First, some further truths to complement both candidates’ advertising.  The “Zero Tolerance” of “Quality of Life Crime” is a law enforcement strategy that seeks to reduce all crime by not tolerating any crime.  It has worked in one form or another in other cities such as New York, Boston, and Philadelphia, as well as in Baltimore.  In all those cities, as in Baltimore, the same criticisms have been made.

The policy is made even more controversial than it would be otherwise by the fact that this law enforcement strategy is not shared by the Baltimore City State’s Attorney, who is independently elected and who, in the criminal justice system, has the exclusive and final say over whether a person arrested will be prosecuted.  Baltimore’s State’s Attorney and her Assistants choose not to prosecute many of the people arrested for these “Quality of Life Crimes” for a variety of reasons, including a cost-benefit analysis.  This cost-benefit analysis begins, and in many cases ends, with the fact that, even though technically the case could be successfully prosecuted, it is not worth it because the arrest itself deters further criminal activity by the suspect, which is the only purpose for detaining the person even briefly.

The Police know that, in many cases, the States Attorney’s Office will not prosecute individuals arrested for these “minor” crimes.  That being the case, the critics of this policy suggest that the Mayor and his Police Department are violating the civil rights of certain citizens, particularly identifiable minority citizens, ostensibly to make other citizens safer by preventing crime.  The critics then question whether it should continue.  The question that the Governor and his spokesman, Mr.
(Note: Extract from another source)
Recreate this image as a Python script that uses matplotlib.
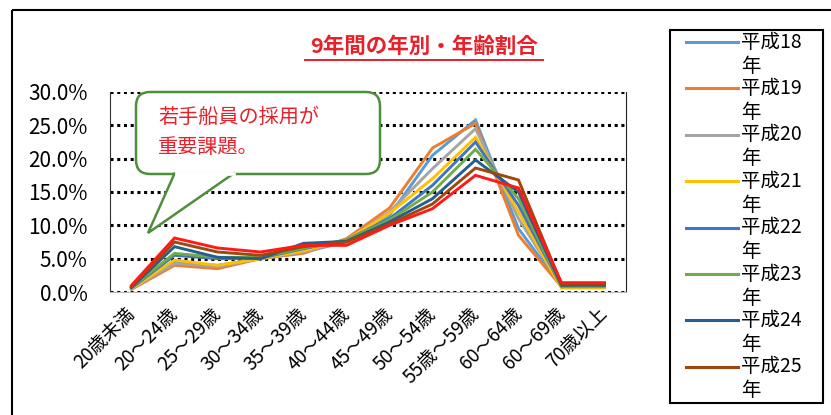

Murphy, do not answer in their political ad is “Are they willing to trade off the reduced crime rate and the improved quality of life that accompanies it to return crime to the levels that made the City more dangerous prior to Martin O’Malley becoming Mayor?”.  The Governor should answer this question if he wants this policy to be an issue in this election.
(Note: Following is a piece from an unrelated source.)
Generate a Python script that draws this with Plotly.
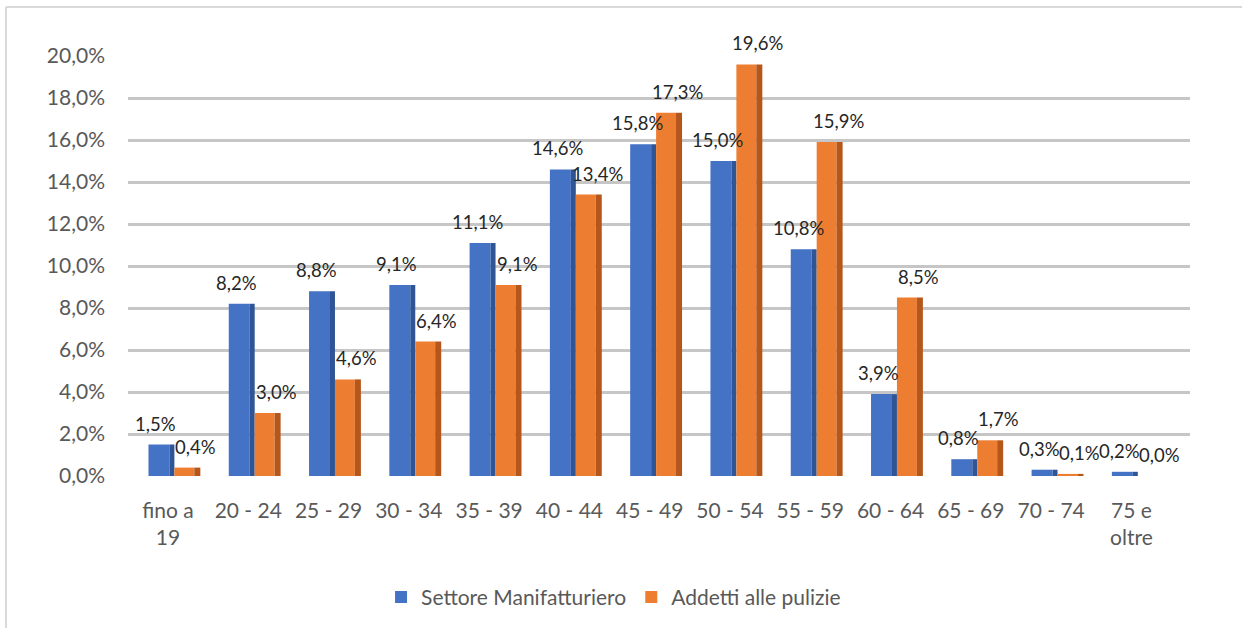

This hammer, of course, should swing both ways.  Does the Mayor believe that arresting large numbers of minority citizens, who are then not prosecuted for the alleged minor crimes committed because under any cost-benefit analysis it makes no sense, is a legally acceptable and appropriate law enforcement strategy because crime is deterred if not punished by this process?  If so, is there a quantitive or qualitive “tipping point” where these arrests become abusive and, therefore, intolerable?  That question is never addressed in any of the Mayor’s political ads.  The Mayor should answer this question if he wants credit for the reduction in Baltimore’s crime rate to be a reason to elect him Governor.
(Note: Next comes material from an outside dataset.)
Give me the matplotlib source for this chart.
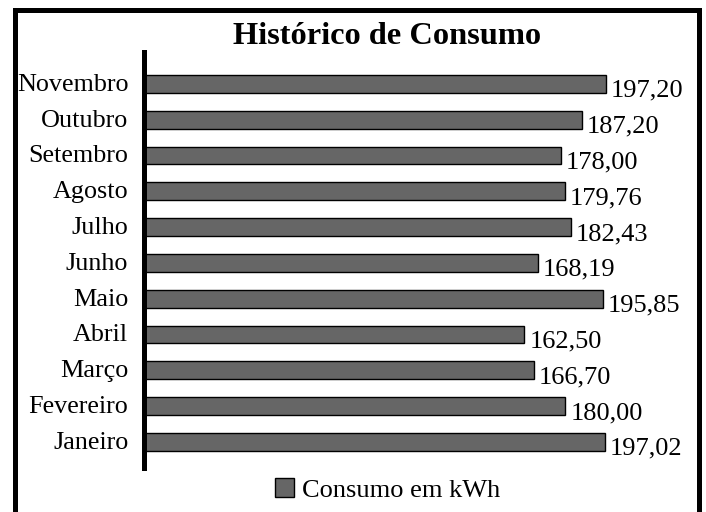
import matplotlib
matplotlib.use("Agg")
import matplotlib.pyplot as plt
from matplotlib.patches import Rectangle
import matplotlib.transforms as mtransforms

months = ["Janeiro", "Fevereiro", "Março", "Abril", "Maio", "Junho",
          "Julho", "Agosto", "Setembro", "Outubro", "Novembro"]
values = [197.02, 180.00, 166.70, 162.50, 195.85, 168.19,
          182.43, 179.76, 178.00, 187.20, 197.20]
labels = ["197,02", "180,00", "166,70", "162,50", "195,85", "168,19",
          "182,43", "179,76", "178,00", "187,20", "197,20"]
title = "Histórico de Consumo"
series_name = "Consumo em kWh"

plt.rcParams['font.family'] = ['Liberation Serif', 'DejaVu Serif']

W, H = 706, 512
fig = plt.figure(figsize=(W / 100, H / 100), dpi=100)
fig.patch.set_facecolor("white")

ax = fig.add_axes([143.5 / W, 1 - 468 / H, (631 - 143.5) / W, (468 - 52) / H])
pos = list(range(len(months)))
bars = ax.barh(pos, values, height=0.5, color="#666666", edgecolor="black",
               linewidth=1.0, label=series_name)
ax.set_xlim(0, 208)
ax.set_ylim(-0.73, 10.89)

for s in ["top", "right", "bottom"]:
    ax.spines[s].set_visible(False)
ax.spines["left"].set_linewidth(3.6)
ax.spines["left"].set_color("black")
ax.set_xticks([])
ax.set_yticks(pos)
ax.set_yticklabels(months, fontsize=18.8)
ax.tick_params(axis="y", length=0, pad=11)
offset = mtransforms.ScaledTranslation(0, -7 / 100, fig.dpi_scale_trans)
for t in ax.get_yticklabels():
    t.set_va("baseline")
    t.set_transform(t.get_transform() + offset)

for p, v, lab in zip(pos, values, labels):
    ax.annotate(lab, xy=(v, p), xytext=(3.5, -9.4), textcoords="offset points",
                ha="left", va="baseline", fontsize=19, annotation_clip=False)

fig.text(387 / W, 1 - 44 / H, title, ha="center", va="baseline",
         fontsize=23.3, fontweight="bold")

leg = fig.legend(handles=[bars], labels=[series_name], loc="center",
                 bbox_to_anchor=(388 / W, 1 - 490 / H), frameon=False,
                 fontsize=19, handlelength=0.72, handleheight=0.72,
                 handletextpad=0.3, borderpad=0)

fig.patches.append(Rectangle((14.5 / W, -0.05), (699.5 - 14.5) / W, 1.05 - 9.5 / H,
                             transform=fig.transFigure, fill=False,
                             edgecolor="black", linewidth=3.6))

fig.savefig("out.png", dpi=100)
Finally, we may want to ask the Mayor, the Governor, and the independently elected State’s Attorney whether any of them think not having a joint law enforcement strategy on this, as well as in other areas, is in the interest of the citizens of Baltimore and the State of Maryland.  Do the Governor, the Mayor, and the State’s Attorney believe that the criminal justice system can ever hope to work efficiently if the law enforcement strategy of the independently elected State’s Attorney is not coordinated with that of the Police Department?  Their collective and individual answers to these questions logically must be, “Of Course Not!”  If so, then the next question to the Governor, Mayor, and State’s Attorney must be “if you wish to be elected or re-elected, don’t you think in your current or new office that you have a responsibility to move beyond your electoral posturing and targeting voters to devise an effective and coordinated law enforcement strategy that will work for all of the people?  Do you favor a law enforcement strategy that will be synergistic instead of disjointed?  Is law enforcement enhanced by a strategy that is uncoordinated?  Doesn’t this political and other criticism visibly undermine public trust, confidence, and respect for law enforcement and the Courts?”.

The overriding principle of accountability in the criminal justice system is not confined to Governors, Mayors and State’s Attorneys.  Judges, collectively and individually, should be willing to accept responsibility for their decisions and to be held accountable therefore by the media, victims, the citizens of his/her jurisdiction, as well as the accused.  That means that when a judge makes a decision to exclude, or what lawyers and judges refer to as “suppress,” otherwise reliable evidence of a crime from a trial because it was obtained in the judge’s view in violation of the constitutional rights of the accused or not presented as the law requires, that judge should explain the basis for that ruling and should not blame others for his decision.  The judge should also explain, if it is not obvious, the constitutional, statutory provisions or Rule which requires the judge’s decision be what it is and if necessary and appropriate, defend rather than attack the wisdom of the law and the balancing of the need for order and liberty which caused it to be enacted.  More importantly, when a judge exercises his or her discretion, most often evident in decisions relating to whether to release an accused until his trial and in sentencing convicted criminal defendants, he or she should be prepared to explain, defend and be held accountable for those decisions.

Judges should recognize and acknowledge that all media coverage and scrutiny of their decisions, as well as proposals for judicial evaluations are not threats to judicial independence and should not be considered as such.  Any judge who comes to the Bench thinking that he or she should be immune or otherwise shielded from criticism should begin looking for some other line of work and should probably give up his or her day job while conducting the search.

Ironically, defense attorneys in our system appropriately are not publicly accountable in the same way judges and prosecutors are.  Nor should they be.  Defense attorneys are certainly responsible as Officers of the Court and accountable for fully complying with the letter and the spirit of the Rules of Professional Conduct, which include important provisions requiring an attorney to proceed in good faith at all times and to always be candid with the Court and with other counsel, including prosecutors.  However, with this very significant limitation or qualification, a criminal defense attorney’s primary duty and therefore responsibility is to defend and counsel his client zealously.  A criminal defense attorney is not accountable to the general public.  His duty to defend his client does not depend in degree on what his client is charged with or how horrible his conduct is alleged or perceived to be.

We are all, however, responsible and accountable for electing leaders, who will work together to produce a law enforcement system that is coordinated, efficient, and economical.  This principle should shape our debate.  It has not done so to date.